The impact of the net zero transition on economy-wide productivity
The analysis in this chapter suggests that damage from climate change is likely to have a material impact on UK productivity and GDP growth. However, we assume in this analysis that the transition to net zero itself has no direct impact on the productivity of the economy. There is a range of views among economists on whether the latter impact would be positive or negative, and there are few studies which have attempted to rigorously quantify the impact either way.
Factors which could lead the transition to affect productivity include:
- Energy costs: If it is necessary to tax or regulate carbon-emitting activity during the transition period to incentivise the switch to renewable energy, then this will raise its effective cost. Other things equal, this would likely result in less output than would otherwise be produced, reducing economy-wide productivity.f On the other hand, a shift in the energy mix could, over time, raise productivity if renewable technologies are ultimately cheaper than the fossil fuel energy sources they replace.g; There are a range of views on the relative current and future costs of renewables compared to fossil fuel energy, for example reflecting different assessments of the importance of the network costs mentioned above.h In addition, as set out above, the uncertain and volatile cost of fossil fuels means these relative costs could vary significantly over time.
- Investment: Investment involves foregoing consumption in the present to create an asset that produces a flow of services in the future. More net zero investment today could lead to a larger capital stock per worker and higher productivity in the future.
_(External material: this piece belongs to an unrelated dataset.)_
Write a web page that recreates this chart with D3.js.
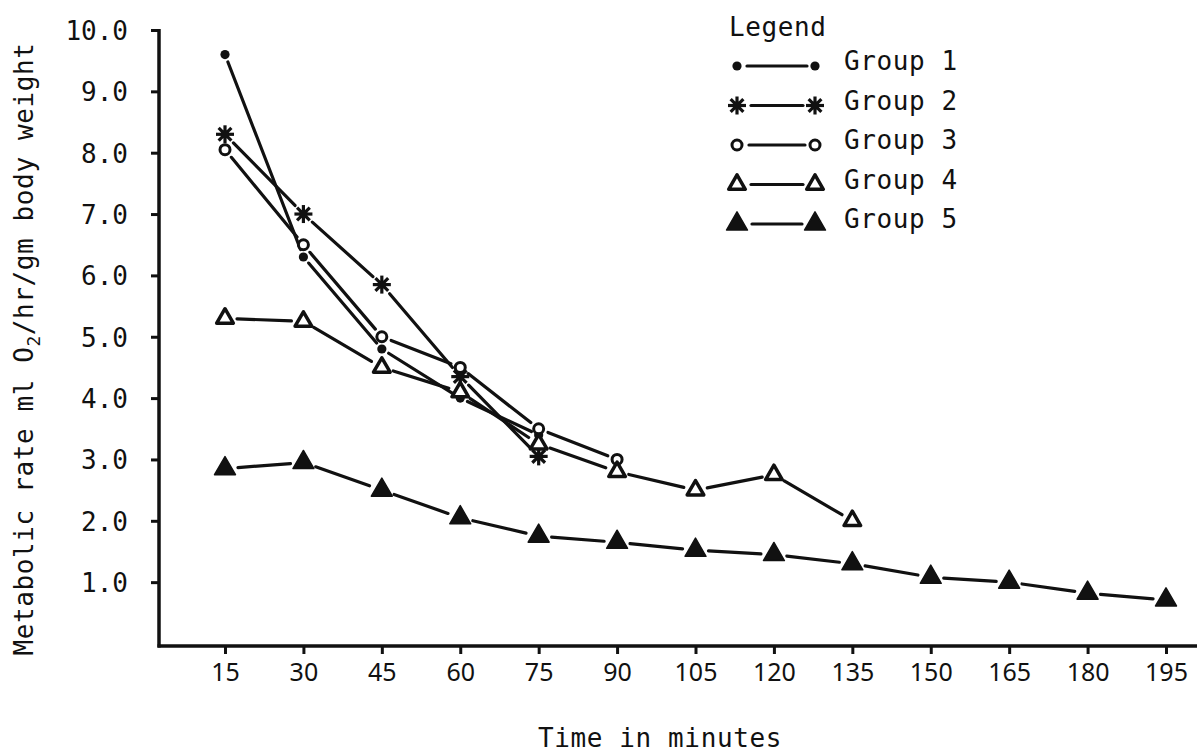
<!DOCTYPE html>
<html>
<head>
<meta charset="utf-8">
<script src="https://cdn.jsdelivr.net/npm/d3@7"></script>
<style>
  html, body { margin: 0; padding: 0; background: #fff; }
  svg { display: block; }
  .mono { font-family: "DejaVu Sans Mono", "Liberation Mono", monospace; fill: #111; }
</style>
</head>
<body>
<script>
// ---- data ----
const timeTicks = [15, 30, 45, 60, 75, 90, 105, 120, 135, 150, 165, 180, 195];
const rateTicks = [1, 2, 3, 4, 5, 6, 7, 8, 9, 10];
const groupNames = ["Group 1", "Group 2", "Group 3", "Group 4", "Group 5"];
const group1Times = [15, 30, 45, 60, 75];
const group1 = [9.6, 6.3, 4.8, 4.0, 3.4];
const group2Times = [15, 30, 45, 60, 75];
const group2 = [8.3, 7.0, 5.85, 4.35, 3.05];
const group3Times = [15, 30, 45, 60, 75, 90];
const group3 = [8.05, 6.5, 5.0, 4.5, 3.5, 3.0];
const group4Times = [15, 30, 45, 60, 75, 90, 105, 120, 135];
const group4 = [5.3, 5.25, 4.5, 4.1, 3.25, 2.8, 2.5, 2.75, 2.0];
const group5Times = [15, 30, 45, 60, 75, 90, 105, 120, 135, 150, 165, 180, 195];
const group5 = [2.85, 2.95, 2.5, 2.05, 1.75, 1.65, 1.52, 1.45, 1.3, 1.08, 1.0, 0.82, 0.71];

const W = 1197, H = 754;
const svg = d3.select("body").append("svg").attr("width", W).attr("height", H);

const x = d3.scaleLinear().domain([15, 195]).range([225, 1166]);
const y = d3.scaleLinear().domain([0, 10]).range([643.5, 30]);
const axisX = 159, axisY = 646;

const ink = "#111";

// ---- axes ----
const yAxis = d3.axisLeft(y).tickValues(rateTicks).tickFormat(d3.format(".1f"))
  .tickSize(8).tickPadding(23).tickSizeOuter(0);
const gy = svg.append("g").attr("transform", `translate(${axisX},0)`).call(yAxis);
gy.select(".domain").remove();
gy.selectAll(".tick line").attr("stroke", ink).attr("stroke-width", 3);
gy.selectAll(".tick text").attr("class", "mono").attr("font-size", 26)
  .attr("font-family", null).attr("dy", "0.36em");

const xAxis = d3.axisBottom(x).tickValues(timeTicks).tickFormat(d3.format("d"))
  .tickSize(8).tickSizeOuter(0);
const gx = svg.append("g").attr("transform", `translate(0,${axisY})`).call(xAxis);
gx.select(".domain").remove();
gx.selectAll(".tick line").attr("stroke", ink).attr("stroke-width", 3);
gx.selectAll(".tick text").attr("font-family", "'Noto Sans', sans-serif")
  .attr("font-size", 25).attr("fill", ink).attr("y", 35).attr("dy", 0);

svg.append("line").attr("x1", axisX).attr("x2", axisX).attr("y1", y(10) - 1).attr("y2", axisY + 1.5)
  .attr("stroke", ink).attr("stroke-width", 3.5);
svg.append("line").attr("x1", axisX - 1.5).attr("x2", W).attr("y1", axisY).attr("y2", axisY)
  .attr("stroke", ink).attr("stroke-width", 3.5);

// axis titles
const yt = svg.append("text").attr("class", "mono").attr("font-size", 26)
  .attr("letter-spacing", 0.6)
  .attr("text-anchor", "middle")
  .attr("transform", `translate(33,349) rotate(-90)`);
yt.append("tspan").text("Metabolic rate ml O");
yt.append("tspan").attr("font-size", 18).attr("dy", 7).text("2");
yt.append("tspan").attr("dy", -7).text("/hr/gm body weight");

svg.append("text").attr("class", "mono").attr("font-size", 26).attr("letter-spacing", 0.6)
  .attr("text-anchor", "middle").attr("x", 660).attr("y", 747).text("Time in minutes");

// ---- markers ----
function drawMarker(g, type, cx, cy) {
  if (type === 0) {
    g.append("circle").attr("cx", cx).attr("cy", cy).attr("r", 4.6).attr("fill", ink);
  } else if (type === 1) {
    const r = 9;
    for (let k = 0; k < 4; k++) {
      const a = k * Math.PI / 4;
      g.append("line")
        .attr("x1", cx - r * Math.cos(a)).attr("y1", cy - r * Math.sin(a))
        .attr("x2", cx + r * Math.cos(a)).attr("y2", cy + r * Math.sin(a))
        .attr("stroke", ink).attr("stroke-width", 3.2);
    }
    g.append("circle").attr("cx", cx).attr("cy", cy).attr("r", 4.2).attr("fill", ink);
  } else if (type === 2) {
    g.append("circle").attr("cx", cx).attr("cy", cy).attr("r", 5)
      .attr("fill", "#fff").attr("stroke", ink).attr("stroke-width", 3);
  } else if (type === 3) {
    g.append("path").attr("transform", `translate(${cx},${cy})`)
      .attr("d", d3.symbol(d3.symbolTriangle, 120)())
      .attr("fill", "#fff").attr("stroke", ink).attr("stroke-width", 3.5)
      .attr("stroke-linejoin", "round");
  } else {
    g.append("path").attr("transform", `translate(${cx},${cy})`)
      .attr("d", d3.symbol(d3.symbolTriangle, 190)())
      .attr("fill", ink).attr("stroke", ink).attr("stroke-width", 1.5)
      .attr("stroke-linejoin", "round");
  }
}

const series = [
  { t: group1Times, v: group1, type: 0, gap: 8 },
  { t: group2Times, v: group2, type: 1, gap: 12 },
  { t: group3Times, v: group3, type: 2, gap: 10 },
  { t: group4Times, v: group4, type: 3, gap: 12 },
  { t: group5Times, v: group5, type: 4, gap: 13 }
];

const plot = svg.append("g");
series.forEach(s => {
  const pts = s.t.map((t, i) => [x(t), y(s.v[i])]);
  // segments with small gaps near the markers
  for (let i = 0; i < pts.length - 1; i++) {
    const [x1, y1] = pts[i], [x2, y2] = pts[i + 1];
    const dx = x2 - x1, dy = y2 - y1, len = Math.hypot(dx, dy);
    const ux = dx / len, uy = dy / len;
    plot.append("line")
      .attr("x1", x1 + ux * s.gap).attr("y1", y1 + uy * s.gap)
      .attr("x2", x2 - ux * s.gap).attr("y2", y2 - uy * s.gap)
      .attr("stroke", ink).attr("stroke-width", 3.2).attr("stroke-linecap", "round");
  }
});
series.forEach(s => {
  const g = plot.append("g");
  s.t.forEach((t, i) => drawMarker(g, s.type, x(t), y(s.v[i])));
});

// ---- legend ----
const leg = svg.append("g");
leg.append("text").attr("class", "mono").attr("font-size", 26).attr("letter-spacing", 0.6)
  .attr("x", 729).attr("y", 36).text("Legend");
groupNames.forEach((name, i) => {
  const base = 70 + i * 39.5;
  const my = base - 4;
  const gap = series[i].gap;
  leg.append("line").attr("x1", 737 + gap + 2).attr("x2", 815 - gap).attr("y1", my).attr("y2", my)
    .attr("stroke", ink).attr("stroke-width", 3.2).attr("stroke-linecap", "round");
  drawMarker(leg, series[i].type, 737, my);
  drawMarker(leg, series[i].type, 815, my);
  leg.append("text").attr("class", "mono").attr("font-size", 26).attr("letter-spacing", 0.6)
    .attr("x", 844).attr("y", base).text(name);
});
</script>
</body>
</html>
But if we scrap fossil-fuel based assets before they retire, this would have the opposite effect. Therefore, the impact on effective capital per worker over the transition period is uncertain.
- Spillovers: Productivity will be lower if new assets created as part of the net zero transition are less efficient than the technologies they replace, or are disruptive to install. But public investment in the range of new and often large-scale technologies required for the transition could provide a boost to productivity by crowding in additional investment in the domestic economy and by providing new export opportunities.i
- Other channels: Structural change as large as the net zero transition is likely to have wider consequences on the level and composition of activity. For instance, the greenhouse gas effect is not the only externality caused by fossil fuel use. The health impacts of particulate pollutants, mentioned above, could also have consequences for hours worked and hourly productivity.j If labour and capital were underutilised in some parts of the economy, the increased demand for investment goods required for the net zero transition could bring the economy closer to its productive capacity. However, our March 2025 analysis estimated that the economy-wide output gap was only -0.4 per cent, suggesting this is unlikely in the near term.